In 500 words or less.

1) Have strict criteria.  Either your dog meets your criteria or he does not.  If you do not know what your criteria are, your dog will not succeed.  Do not reward your dog if the criteria are not met.  Either lower the criteria if you asked too much, or try again.  Either way, do not reward the failed attempt.   To earn a reward, the work should be difficult enough that the dog must concentrate to succeed, but not so difficult that he gives up. If you start when your dog is very young, working hard and with engagement becomes a habit.  Remember, positive is not permissive; good positive trainers have precise criteria.

2)  Raise your criteria quickly and systematically.  If you spend a full month doing three steps of heeling followed by a reward, your dog is going to be confused when you shoot for five steps, because she has been led to believe that the exercise is three steps.  To keep your dog thinking, raise criteria quickly.  Bob Bailey says at 80% success, raise criteria.  Works for me.

3) Mark correct behaviors instantly and reward the dog in the correct position.  As soon as your dog’s head is in exactly the right position for the period of time you desire, click or use your marker word.  Then use your motivator as close to that exact position as possible.  If you watch Lyra’s heeling, you’ll see how hard I try to get the food down to her as close to heel position as possible, unless she is forging (in which case I feed slightly behind heel position) or lagging (in which case it would be slightly ahead of correct position).

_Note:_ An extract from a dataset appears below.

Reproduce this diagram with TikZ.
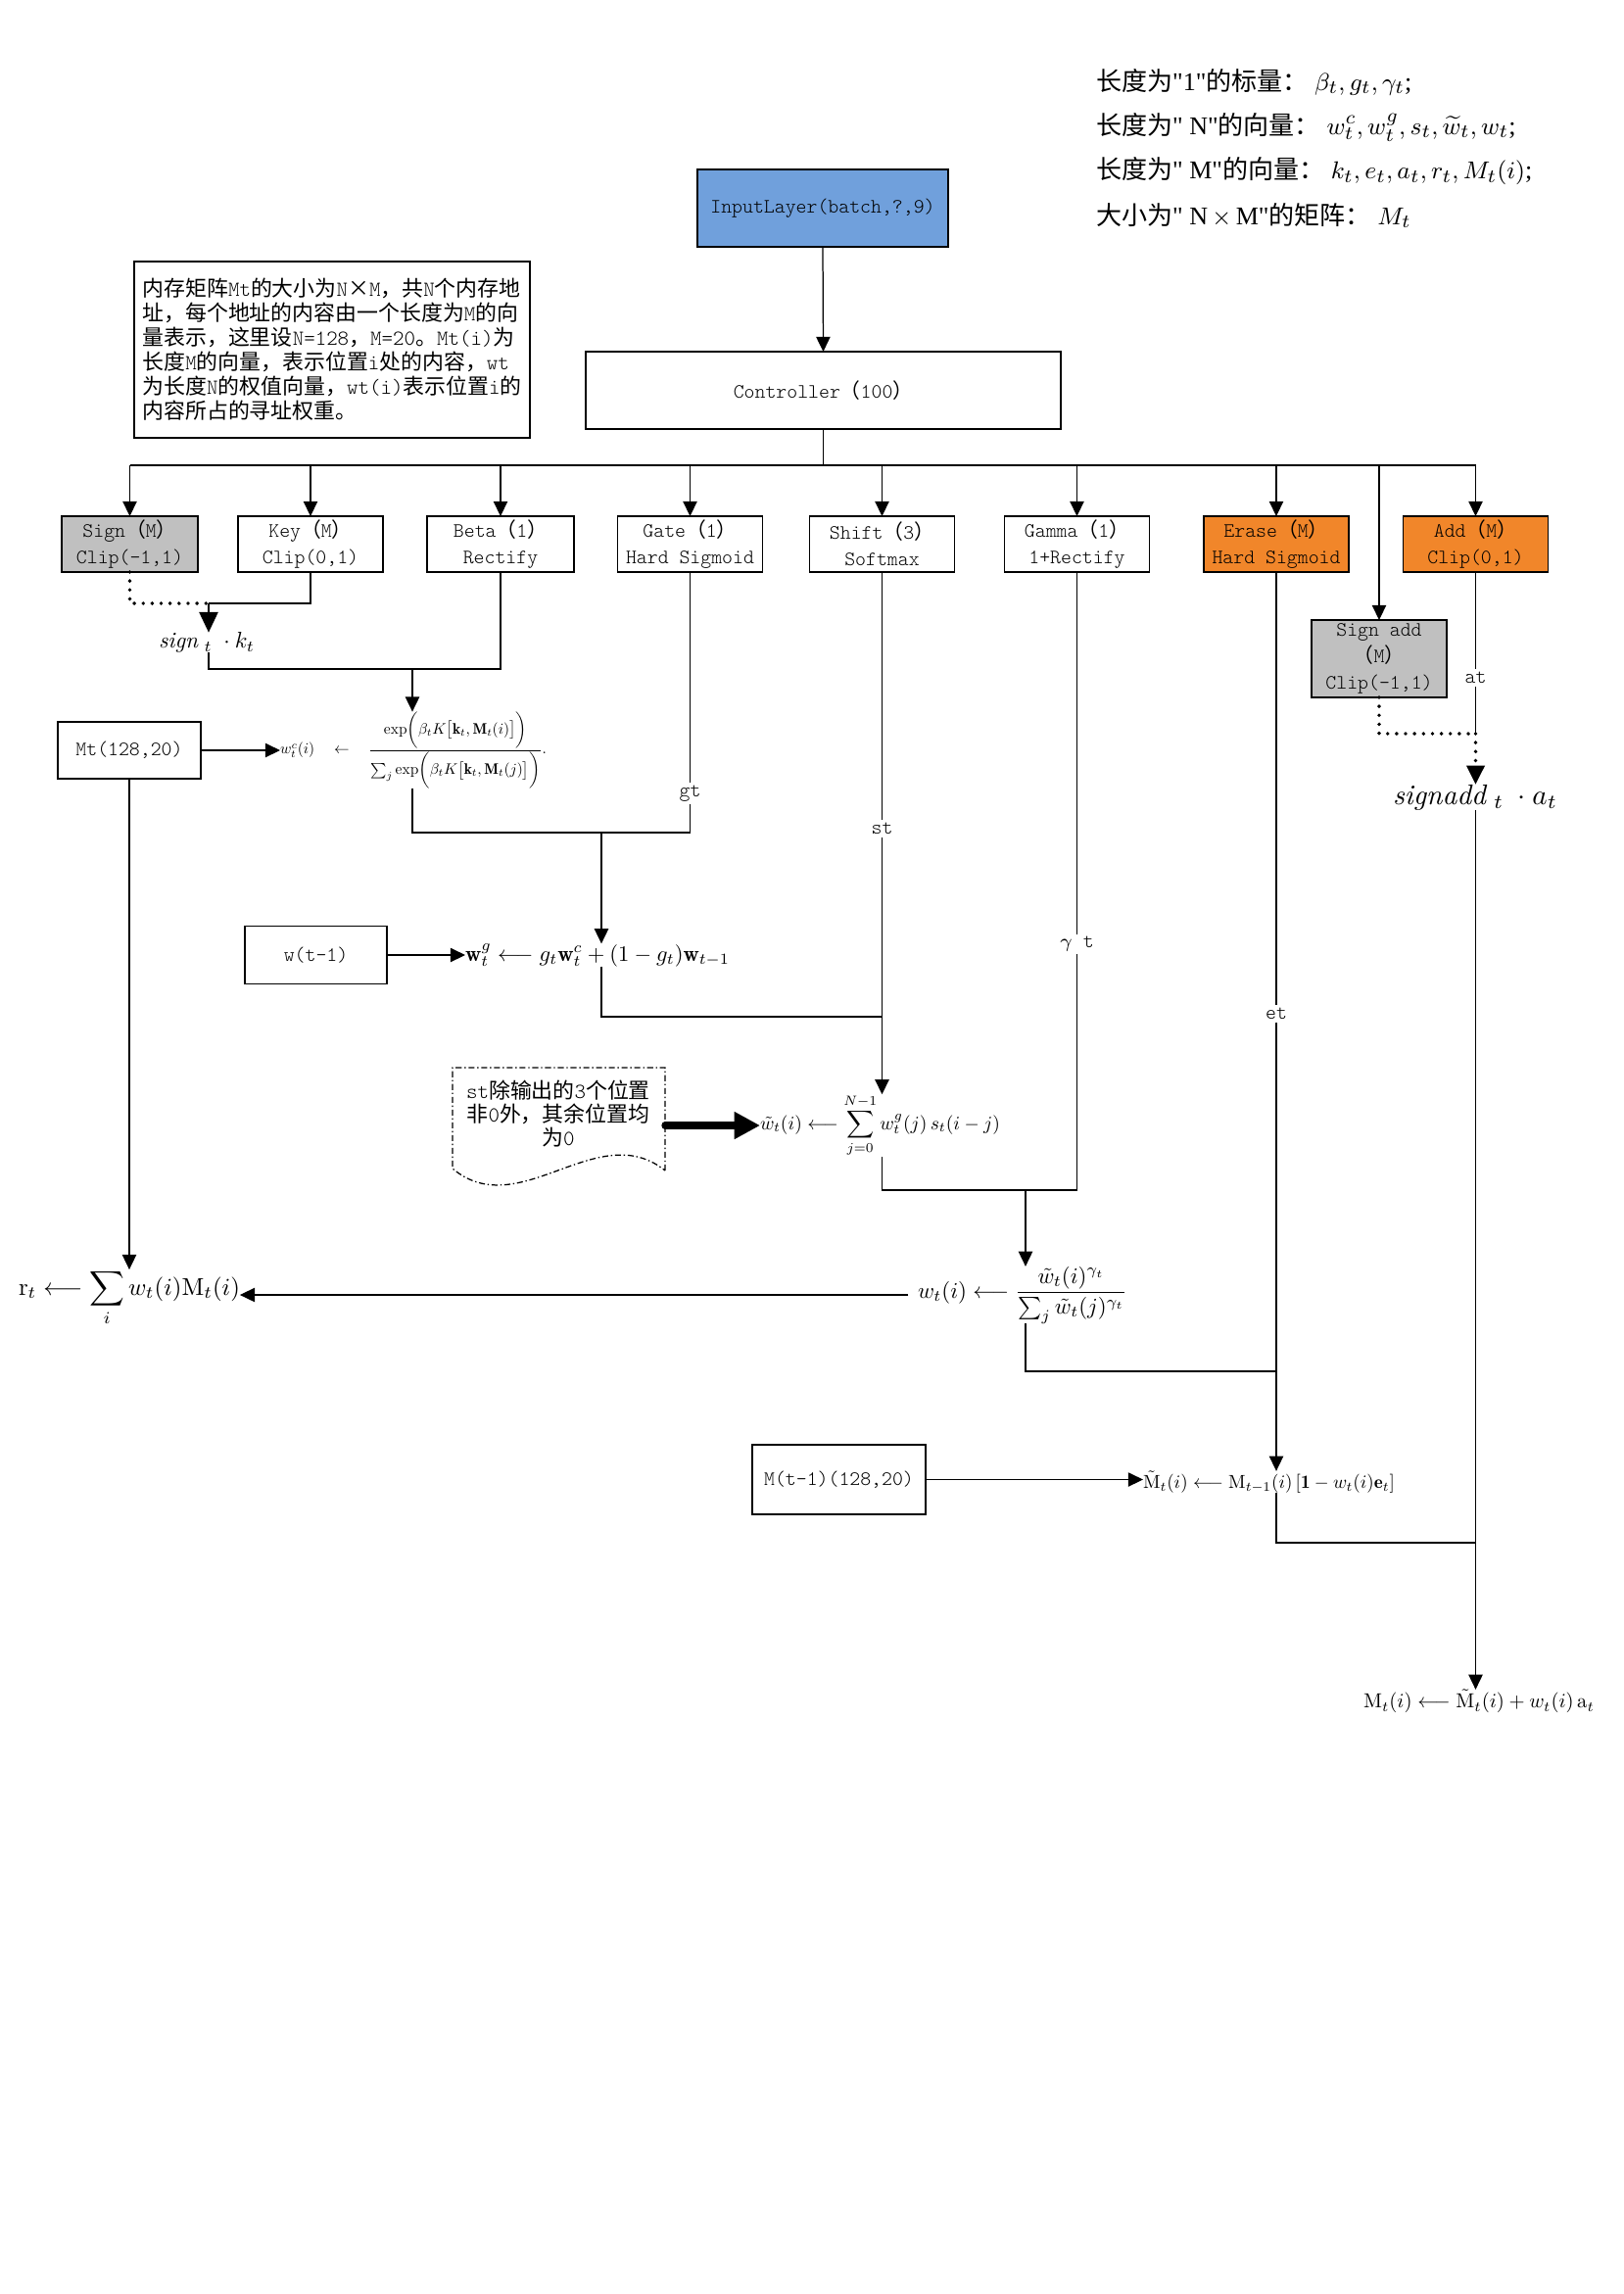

4) Each step you take should be tailored to the needs of your dog, and should force your dog to put out effort in order to earn a reward.  Lagging dogs should work to the right (right turn, about turn, fast, or right circle) – no effort equals no reward.  Forging dogs need a reason to stay back in position (toy from behind, slow heeling, right turn with a halt, etc).  Make sure your shoulders are facing the same direction as your feet; no looking back!

5) Give 100% to your dog.  It’s not fair to ask the dog to give you perfect attention if you don’t bother to give it back.  Be interesting and completely engaged when you are training.  Personally, I’m a lot more likely to look at someone who smiles, talks nicely, walks in an interesting fashion and gives me complete engagement. Your dog appreciates this as well.

6)  Celebrate with genuine enthusiasm when your dog exceeds your criteria.  They notice the difference in your attitude.

7)  Keep heeling sessions short.  It’s a lot more fun and prevents stress build up.

8) Build your dog’s love of the motivators you wish to use.  You can’t use toys if your dog doesn’t want them.  Early on, make a point of developing all of your options; from food to toys to personal play.  Dont’ use them in training until your dog cares about earning them.

It’s not as hard as people think to start beautiful heeling.  The hard part comes later, when there is no leash (if you use one) or motivators.